Our ancestors, Mujika continues, probably actively planned their daily physical activity, too. ‘It may be expected that our predecessors naturally decided to rest or perform light activities after hard days to be better prepared for the next hard day(s)…This fits perfectly well with the 80/20 hypothesis.’

Room for manoeuvre

Returning to the present day, Seiler says the 80/20 split should be used as a guideline rather than a strict rule, so he ‘can live with training 85/15 or 75/25’. But he stresses that you shouldn’t veer too far away. And don’t overcomplicate things: ‘The 80/20 rule is based on categories,’ he says. ‘I class a session as either hard or easy. If I do an interval session, even though the effort and heart rate will fluctuate, it’s hard.
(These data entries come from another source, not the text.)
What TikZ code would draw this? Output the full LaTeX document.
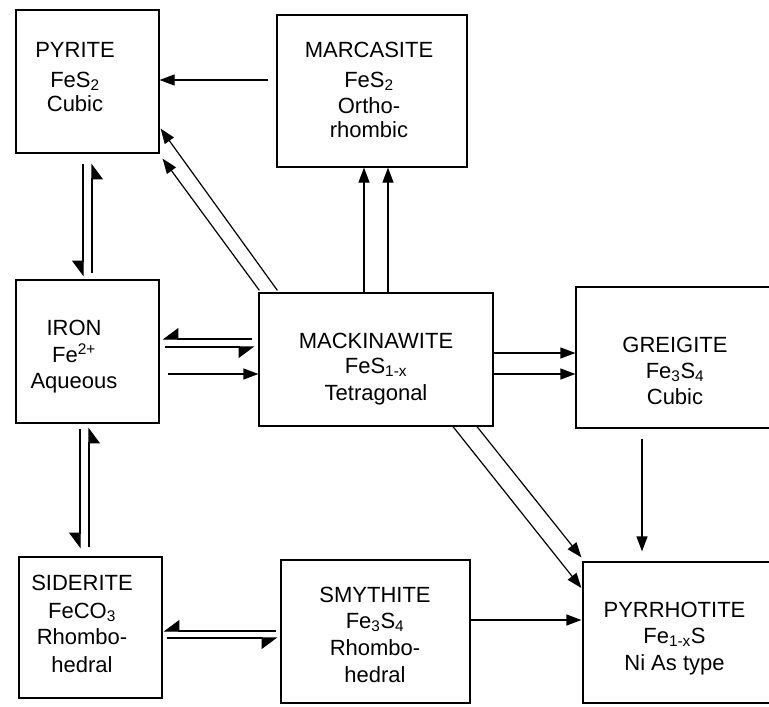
\documentclass[tikz,border=0pt]{standalone}
\usepackage{fontspec}
\setmainfont{Liberation Sans}
\usetikzlibrary{arrows.meta,calc}
\tikzset{
  box/.style={draw, line width=1.2pt, inner sep=0pt},
  lbl/.style={anchor=base, inner sep=0pt, font=\fontsize{22}{26}\selectfont},
  arr/.style={line width=1.2pt, -{Triangle[length=15pt,width=11pt]}},
  harp/.style={line width=1.2pt, -{Triangle[right,length=15pt,width=22pt]}},
}
\begin{document}
\begin{tikzpicture}[x=1pt,y=-1pt]
\useasboundingbox (0,0) rectangle (769,707);
\clip (0,0) rectangle (769,707);
\fill[white] (0,0) rectangle (769,707);

% boxes
\node[box, minimum width=143pt, minimum height=143pt] (pyrite) at (87.5,81.5) {};
\node[box, minimum width=190pt, minimum height=152pt] (marc) at (372,91) {};
\node[box, minimum width=143pt, minimum height=143pt] (iron) at (87.5,351.5) {};
\node[box, minimum width=234pt, minimum height=133pt] (mack) at (376,359.5) {};
\node[box, minimum width=214pt, minimum height=141pt] (greig) at (683,357.5) {};
\node[box, minimum width=143pt, minimum height=141pt] (sid) at (90.5,627.5) {};
\node[box, minimum width=189pt, minimum height=143pt] (smy) at (375.5,631.5) {};
\node[box, minimum width=207pt, minimum height=141pt] (pyrr) at (686.5,632.5) {};

% texts
\node[lbl] (pyrT1) at (75,57) {PYRITE};
\node[lbl] (pyrT2) at (75,87) {FeS\textsubscript{2}};
\node[lbl] (pyrT3) at (75,111) {Cubic};

\node[lbl] (marT1) at (369,57) {MARCASITE};
\node[lbl] (marT2) at (369,87) {FeS\textsubscript{2}};
\node[lbl] (marT3) at (369,113) {Ortho-};
\node[lbl] (marT4) at (369,137) {rhombic};

\node[lbl] (irT1) at (74,335) {IRON};
\node[lbl] (irT2) at (74,362) {Fe\textsuperscript{2+}};
\node[lbl] (irT3) at (74,388) {Aqueous};

\node[lbl] (maT1) at (376,348) {MACKINAWITE};
\node[lbl] (maT2) at (376,373) {FeS\textsubscript{1-x}};
\node[lbl] (maT3) at (376,400) {Tetragonal};

\node[lbl] (grT1) at (675,352) {GREIGITE};
\node[lbl] (grT2) at (675,378) {Fe\textsubscript{3}S\textsubscript{4}};
\node[lbl] (grT3) at (675,404) {Cubic};

\node[lbl] (siT1) at (82,590) {SIDERITE};
\node[lbl] (siT2) at (82,618) {FeCO\textsubscript{3}};
\node[lbl] (siT3) at (82,644) {Rhombo-};
\node[lbl] (siT4) at (82,672) {hedral};

\node[lbl] (smT1) at (375,602) {SMYTHITE};
\node[lbl] (smT2) at (375,628) {Fe\textsubscript{3}S\textsubscript{4}};
\node[lbl] (smT3) at (375,655) {Rhombo-};
\node[lbl] (smT4) at (375,682) {hedral};

\node[lbl] (poT1) at (674.5,617) {PYRRHOTITE};
\node[lbl] (poT2) at (674.5,643) {Fe\textsubscript{1-x}S};
\node[lbl] (poT3) at (674.5,670) {Ni As type};

% connectors
\draw[arr] ($(marc.west |- 0,80)+(-8,0)$) -- (pyrite.east |- 0,80);

\draw[arr] ($(mack.north west)+(19,-2)$) -- ($(pyrite.south east)+(1,-25)$);
\draw[arr] ($(mack.north west)+(1,-2)$) -- ($(pyrite.south east)+(3,5)$);

\draw[harp] ($(pyrite.south)+(-4.5,10)$) -- ($(iron.north)+(-4.5,-3)$);
\draw[harp] ($(iron.north)+(4.5,-6)$) -- ($(pyrite.south)+(4.5,10)$);

\draw[harp] ($(mack.west |- 0,339)+(-6,0)$) -- ($(iron.east |- 0,339)+(3,0)$);
\draw[harp] ($(iron.east |- 0,347)+(5,0)$) -- ($(mack.west |- 0,347)+(-4,0)$);
\draw[arr] ($(iron.east |- 0,374)+(8,0)$) -- (mack.west |- 0,374);

\draw[arr] (mack.east |- 0,353) -- (greig.west |- 0,353);
\draw[arr] (mack.east |- 0,374) -- (greig.west |- 0,374);

\draw[arr] (mack.north -| 364,0) -- (marc.south -| 364,0);
\draw[arr] (mack.north -| 388,0) -- (marc.south -| 388,0);

\draw[arr] (mack.south -| 453,0) -- ($(pyrr.west |- 0,588)+(-1,0)$);
\draw[arr] (mack.south -| 477,0) -- ($(pyrr.north west)+(-1,-4)$);

\draw[arr] ($(greig.south -| 642,0)+(0,10)$) -- ($(pyrr.north -| 642,0)+(0,-10)$);

\draw[arr] (smy.east |- 0,620) -- ($(pyrr.west |- 0,620)+(-1,0)$);

\draw[harp] ($(iron.south -| 80,0)+(0,5)$) -- ($(sid.north -| 80,0)+(0,-8)$);
\draw[harp] ($(sid.north -| 89,0)+(0,-9)$) -- ($(iron.south -| 89,0)+(0,4)$);

\draw[harp] ($(smy.west |- 0,631)+(-4,0)$) -- ($(sid.east |- 0,631)+(1,0)$);
\draw[harp] ($(sid.east |- 0,638)+(4,0)$) -- ($(smy.west |- 0,638)+(-3,0)$);
\end{tikzpicture}
\end{document}
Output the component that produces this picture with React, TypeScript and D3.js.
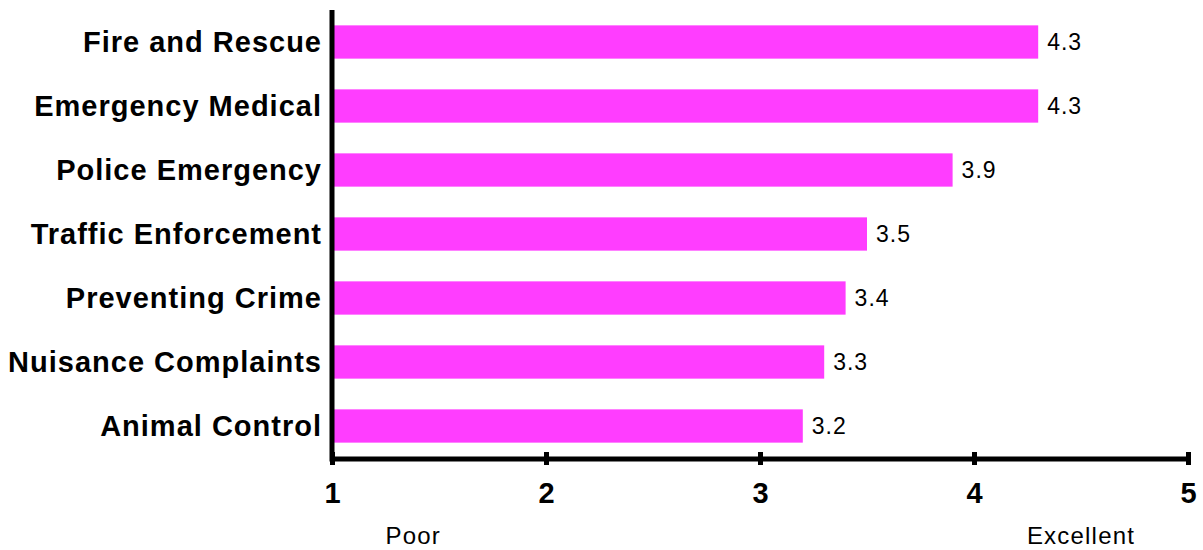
import React, { useEffect, useRef } from "react";
import * as d3 from "d3";

const categories = [
  "Fire and Rescue",
  "Emergency Medical",
  "Police Emergency",
  "Traffic Enforcement",
  "Preventing Crime",
  "Nuisance Complaints",
  "Animal Control",
];
const ratings = [4.3, 4.3, 3.9, 3.5, 3.4, 3.3, 3.2];
const tickValues = [1, 2, 3, 4, 5];
const scaleLabels = [
  { value: 1.38, text: "Poor" },
  { value: 4.5, text: "Excellent" },
];

const W = 1203, H = 550;
const FONT = "Arial, 'Liberation Sans', sans-serif";

export default function App() {
  const ref = useRef<SVGSVGElement>(null);

  useEffect(() => {
    const svg = d3.select(ref.current);
    svg.selectAll("*").remove();

    const x = d3.scaleLinear().domain([1, 5]).range([332, 1188]);
    const y = d3.scaleBand()
      .domain(categories)
      .range([10, 458])
      .paddingInner(0.48)
      .paddingOuter(0.24);

    const axisY = 459;

    // bars
    svg.append("g")
      .selectAll("rect")
      .data(ratings)
      .join("rect")
      .attr("x", x(1) + 2)
      .attr("y", (d, i) => y(categories[i])!)
      .attr("width", d => x(d) - x(1) - 2)
      .attr("height", y.bandwidth())
      .attr("fill", "#ff3dff");

    // value labels
    svg.append("g")
      .selectAll("text")
      .data(ratings)
      .join("text")
      .attr("x", d => x(d) + 9)
      .attr("y", (d, i) => y(categories[i])! + y.bandwidth() / 2 + 8)
      .attr("font-family", FONT)
      .attr("font-size", 23)
      .attr("letter-spacing", 1)
      .attr("fill", "#000")
      .text(d => d.toFixed(1));

    // category labels
    svg.append("g")
      .selectAll("text")
      .data(categories)
      .join("text")
      .attr("x", 322)
      .attr("y", d => y(d)! + y.bandwidth() / 2 + 10)
      .attr("text-anchor", "end")
      .attr("font-family", FONT)
      .attr("font-weight", "bold")
      .attr("font-size", 29)
      .attr("letter-spacing", 1)
      .attr("fill", "#000")
      .text(d => d);

    // vertical axis line
    svg.append("line")
      .attr("x1", x(1)).attr("x2", x(1))
      .attr("y1", 10).attr("y2", axisY + 2.5)
      .attr("stroke", "#000")
      .attr("stroke-width", 5);

    // horizontal axis
    const xAxis = d3.axisBottom(x)
      .tickValues(tickValues)
      .tickSize(6)
      .tickPadding(0)
      .tickFormat(d3.format("d"));

    const g = svg.append("g")
      .attr("transform", "translate(0," + axisY + ")")
      .call(xAxis);

    g.select(".domain")
      .attr("d", "M" + x(1) + ",0H" + (x(5) + 2))
      .attr("stroke", "#000")
      .attr("stroke-width", 5);
    g.selectAll(".tick line")
      .attr("y1", -7)
      .attr("y2", 6)
      .attr("stroke", "#000")
      .attr("stroke-width", 5);
    g.selectAll(".tick text")
      .attr("y", 44)
      .attr("dy", null)
      .attr("font-family", FONT)
      .attr("font-weight", "bold")
      .attr("font-size", 29)
      .attr("fill", "#000");

    // scale end labels
    svg.append("g")
      .selectAll("text")
      .data(scaleLabels)
      .join("text")
      .attr("x", d => x(d.value))
      .attr("y", 544)
      .attr("text-anchor", "middle")
      .attr("font-family", FONT)
      .attr("font-size", 24)
      .attr("letter-spacing", 1.2)
      .attr("fill", "#000")
      .text(d => d.text);
  }, []);

  return (
    <svg
      ref={ref}
      width={W}
      height={H}
      style={{ position: "absolute", left: 0, top: 0, background: "#fff" }}
    />
  );
}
If you run four times a week, no matter the length, if one run is hard then that’s a 75/25 split.’

Another thing to bear in mind is that ‘hard’ doesn’t have to floor you. ‘Often, when people do intervals, they think they have to get to a point where they throw up,’ says Seiler.
‘We don’t see that with the elite athletes. They spend a lot of minutes at a slightly lower intensity – 90 per cent instead of 95 per cent.’

Low-intensity sessions should precede and follow hard efforts, and that’s especially true for runners aged 50 and over, who require longer recovery periods between intense sessions. If you’re keen to reap the rewards of 80/20, start with a detox week of ‘slow’ where you run every session at low intensity, then use this proven physiological formula to determine how many easy/hard runs you’re doing each week.